In this notebook, an Exploratory Data Analysis (EDA) will be conducted on H5 format files, focusing on two Areas of Interest (AOI) within Carolina Bays: **AOI 01** and **AOI 03**.  

- **AOI 01** contains *Fairy Circles* (FC).  
- **AOI 03** shows no evidence of FC.  

The main objective of this analysis is to explore and visualize the data, as well as to evaluate the differences between both AOIs.
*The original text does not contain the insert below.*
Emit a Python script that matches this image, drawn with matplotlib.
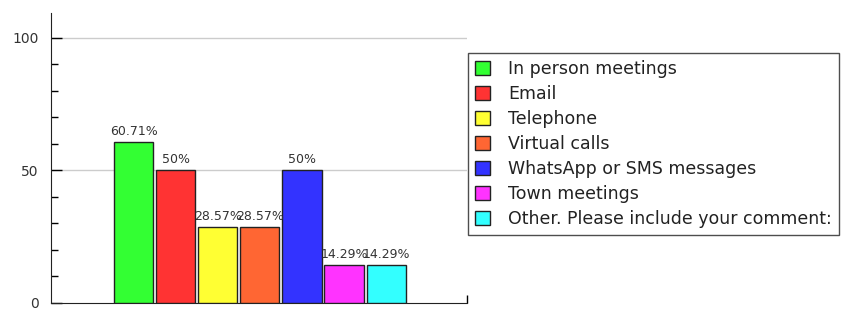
import matplotlib
matplotlib.use("Agg")
from matplotlib import pyplot as plt
from matplotlib.patches import Patch
import numpy as np

# dati
categorie = ["In person meetings", "Email", "Telephone", "Virtual calls",
             "WhatsApp or SMS messages", "Town meetings",
             "Other. Please include your comment:"]
valori = [60.71, 50, 28.57, 28.57, 50, 14.29, 14.29]
etichette = ["60.71%", "50%", "28.57%", "28.57%", "50%", "14.29%", "14.29%"]
colori = ["#33ff33", "#ff3333", "#ffff33", "#ff6633", "#3333ff", "#ff33ff", "#33ffff"]

fig = plt.figure(figsize=(8.44, 3.10), dpi=100)
ax = fig.add_axes([51/844, 7/310, 416/844, 290/310])

x = np.arange(len(valori))
ax.bar(x, valori, width=0.93, color=colori, edgecolor="#222222", linewidth=1, zorder=3)

for xi, v, t in zip(x, valori, etichette):
    ax.annotate(t, (xi, v), xytext=(0, 3), textcoords="offset points",
                ha="center", va="bottom", fontsize=9, color="#333333", zorder=4)

ax.set_xlim(-1.96, 7.92)
ax.set_ylim(0, 109.4)
ax.set_yticks([0, 50, 100])
ax.set_yticks(np.arange(10, 110, 10), minor=True)
ax.tick_params(axis="y", which="major", direction="in", length=8, width=1,
               labelsize=10, labelcolor="#333333", pad=9)
ax.tick_params(axis="y", which="minor", direction="in", length=5, width=1)
ax.set_xticks([7.92])
ax.set_xticklabels([])
ax.tick_params(axis="x", direction="in", length=6, width=1)
for yv in [50, 100]:
    ax.axhline(yv, color="#cccccc", linewidth=1, zorder=1)

# l'etichetta "0" centrata sulle cifre, cosi' non esce dal bordo
ax.get_yticklabels()[0].set_va("center_baseline")

ax.spines["top"].set_visible(False)
ax.spines["right"].set_visible(False)
ax.spines["left"].set_color("#222222")
ax.spines["bottom"].set_color("#222222")

maniglie = [Patch(facecolor=c, edgecolor="#222222", linewidth=1) for c in colori]
leg = fig.legend(maniglie, categorie, loc="upper left",
                 bbox_to_anchor=(468/844, 1 - 53/310), fontsize=12.5,
                 frameon=True, fancybox=False, edgecolor="#222222",
                 handlelength=0.85, handleheight=0.85, handletextpad=1.05,
                 labelspacing=0.4, borderpad=0.4, borderaxespad=0)
leg.get_frame().set_linewidth(1)
for t in leg.get_texts():
    t.set_color("#222222")

fig.savefig("out.png", dpi=100)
Additionally, a **normalized unit index** is proposed to relate the spectral bands and generate suitable features for training machine learning models.  

The areas **AOI 02** and **AOI 04** will be reserved as test sets to evaluate the performance of the trained models on the selected areas of interest.

# Start

In [None]:
!pip install tables

In [None]:
import numpy as np
import os
import time
import matplotlib.pyplot as plt
import pandas as pd
import seaborn as sns
import h5py

from IPython.display import clear_output
from sklearn.decomposition import PCA

In [None]:
# Connect to Google Drive
from google.colab import drive
drive.mount('/content/drive')

# Funtions

## reshape_array_X

In [None]:
def reshape_array_X(array_X):
  shape_X = array_X.shape
  reshaped_array = np.reshape(array_X, (shape_X[0], shape_X[1], -1))
  reshaped_array = np.transpose(reshaped_array, (0, 2, 1))
  reshaped_array = reshaped_array.reshape(-1, 7)
  return reshaped_array

# Load data

In [None]:
path_save_h5 = '/content/drive/MyDrive/UIS/Doctorado_UIS2198589/1_semestre/TopicosAvanzadosGeofisica/FC_CarolinaBais/Dataset_h5'

h5_file = os.listdir(path_save_h5)
h5_file

In [None]:
# AOI 01
AOI_01 = h5py.File(os.path.join(path_save_h5, 'dataset_AOI_01.h5'), 'r')
# AOI 03
AOI_03 = h5py.File(os.path.join(path_save_h5, 'dataset_AOI_03.h5'), 'r')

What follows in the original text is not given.